Inside the fcc itself, something of a defiant stand has been taken against the rapid modernity outside. Signs on tables warn members that mobile phone use won’t be tolerated, children under two years are only allowed on weekends and the use of cash is forsaken for payment by account. And while associate (non- journalist) members make up the bulk of the fcc’s membership, management power is held by the correspondent members in order to preserve the atmosphere and traditions of a press club.
As one would expect from a club run by and for journalists, there is no shortage of places to eat and drink. Alongside all-day dining in the club’s main bar there is also a more formal restaurant with a terrace on the upper floor. Serving both western and Asian comfort food dishes such as noodles and burgers as well as an expansive (and much loved) Indian menu, some members eat lunch at the club daily. Predictably less busy, but equally well-equipped, is the health club downstairs.
Across the club’s three floors, walls are adorned with photographs, newspaper clippings and memorabilia relating to decades worth of reporting from the fcc’s members. The elected board includes a “wall committee”, whose job is to negotiate the various sensitivities on who gets to hang where. While one corner might display work from a member who has recently died, another wall is dedicated to a regularly changing exhibition of photography. One controversial cover image of two topless New Caledonian women was so lambasted by the female members of the club that an image of a British soldier, whose kilt blew up during the 1997 handover of Hong Kong, was placed nearby.

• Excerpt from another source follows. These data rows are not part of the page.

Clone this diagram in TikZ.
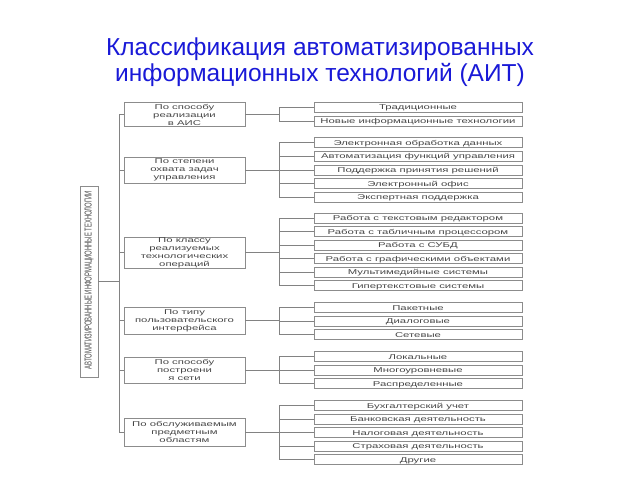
\documentclass[tikz,border=0pt]{standalone}
\usepackage{fontspec}
\setmainfont{Liberation Sans}
\usepackage{graphicx}
\definecolor{ttl}{RGB}{25,25,215}
\definecolor{ln}{RGB}{130,130,130}
\definecolor{bx}{RGB}{140,140,140}
\definecolor{tx}{RGB}{70,70,70}
\newcommand{\sx}[1]{\scalebox{1.62}[1]{#1}}
\begin{document}
\begin{tikzpicture}[x=1pt,y=-1pt,
  cat/.style={draw=bx, line width=0.6pt, minimum width=121pt, inner sep=0pt, align=center,
    text=tx, font=\fontsize{7}{8}\selectfont},
  leaf/.style={draw=bx, line width=0.6pt, minimum width=208pt, minimum height=10pt, inner sep=0pt,
    text height=6pt, text depth=0.6pt, text=tx, font=\fontsize{7}{8}\selectfont},
  conn/.style={draw=ln, line width=0.6pt}]
\useasboundingbox (0,0) rectangle (640,480);
\node[text=ttl, align=center, font=\fontsize{24.5}{26}\selectfont] (title) at (320,62)
  {Классификация автоматизированных\\информационных технологий (АИТ)};
\node[draw=bx, line width=0.6pt, minimum width=18pt, minimum height=191pt, inner sep=0pt] (root) at (89,281.5) {};
\node[rotate=90, text=tx, inner sep=0pt] (roottext) at (89,280)
  {\resizebox{178pt}{7pt}{АВТОМАТИЗИРОВАННЫЕ ИНФОРМАЦИОННЫЕ ТЕХНОЛОГИИ}};
% categories
\node[cat, minimum height=24pt] (c1) at (184.5,114.5) {\sx{По способу}\\\sx{реализации}\\\sx{в АИС}};
\node[cat, minimum height=26pt] (c2) at (184.5,170) {\sx{По степени}\\\sx{охвата задач}\\\sx{управления}};
\node[cat, minimum height=31pt] (c3) at (184.5,252.5) {\sx{По классу}\\\sx{реализуемых}\\\sx{технологических}\\\sx{операций}};
\node[cat, minimum height=27pt] (c4) at (184.5,320.5) {\sx{По типу}\\\sx{пользовательского}\\\sx{интерфейса}};
\node[cat, minimum height=26pt] (c5) at (184.5,370) {\sx{По способу}\\\sx{построени}\\\sx{я сети}};
\node[cat, minimum height=28pt] (c6) at (184.5,432) {\sx{По обслуживаемым}\\\sx{предметным}\\\sx{областям}};
% leaves
\foreach \i/\y/\t in {
 a1/107/Традиционные, a2/121/Новые информационные технологии,
 b1/142.5/Электронная обработка данных, b2/156.2/Автоматизация функций управления,
 b3/170/Поддержка принятия решений, b4/183.6/Электронный офис, b5/197.2/Экспертная поддержка,
 d1/218/Работа с текстовым редактором, d2/231.5/Работа с табличным процессором,
 d3/245/Работа с СУБД, d4/258.5/Работа с графическими объектами,
 d5/272/Мультимедийные системы, d6/285.5/Гипертекстовые системы,
 e1/307.5/Пакетные, e2/321/Диалоговые, e3/334.5/Сетевые,
 f1/356.5/Локальные, f2/370/Многоуровневые, f3/383.5/Распределенные,
 g1/405.5/Бухгалтерский учет, g2/419/Банковская деятельность,
 g3/432.5/Налоговая деятельность, g4/446/Страховая деятельность, g5/459.5/Другие}
 {\node[leaf] (\i) at (418,\y) {\sx{\t}};}
% trunk
\draw[conn] (root.east) -- (root.east -| 120,0);
\draw[conn] (c1.west) -- ++(-4,0) coordinate (tt) -- (tt |- c6.west) -- (c6.west);
\foreach \c in {c2,c3,c4,c5} \draw[conn] (\c.west) -- (\c.west -| tt);
% branches
\foreach \c/\first/\last/\list in {
  c1/a1/a2/{a1,a2}, c2/b1/b5/{b1,b2,b3,b4,b5}, c3/d1/d6/{d1,d2,d3,d4,d5,d6},
  c4/e1/e3/{e1,e2,e3}, c5/f1/f3/{f1,f2,f3}, c6/g1/g5/{g1,g2,g3,g4,g5}}
{
  \draw[conn] (\c.east) -- ++(34,0) coordinate (br);
  \draw[conn] (br |- \first.west) -- (br |- \last.west);
  \foreach \l in \list \draw[conn] (br |- \l.west) -- (\l.west);
}
\end{tikzpicture}
\end{document}
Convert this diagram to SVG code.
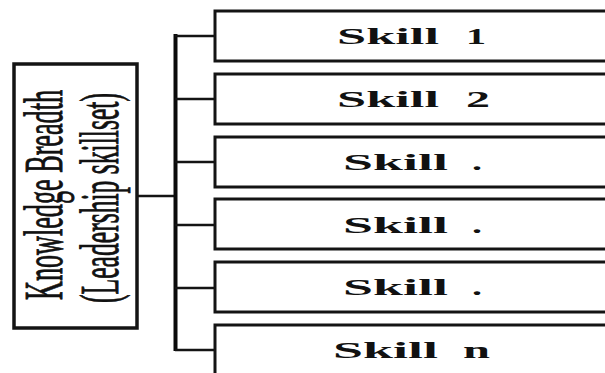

For nearly two decades, the fcc has hosted the Human Rights Press Awards and, as press freedom appears under threat in Hong Kong, fcc members have taken to the streets in protest. Adjacent to Bert’s, the basement jazz club, journalists type away in a workroom and tucked into a corner of the main bar is a media hub where the wire feeds of Reuters, Bloomberg and afp can be accessed. A stronghold of journalism and an icon of old Hong Kong and old media, the fcc is much more than just a members’ club.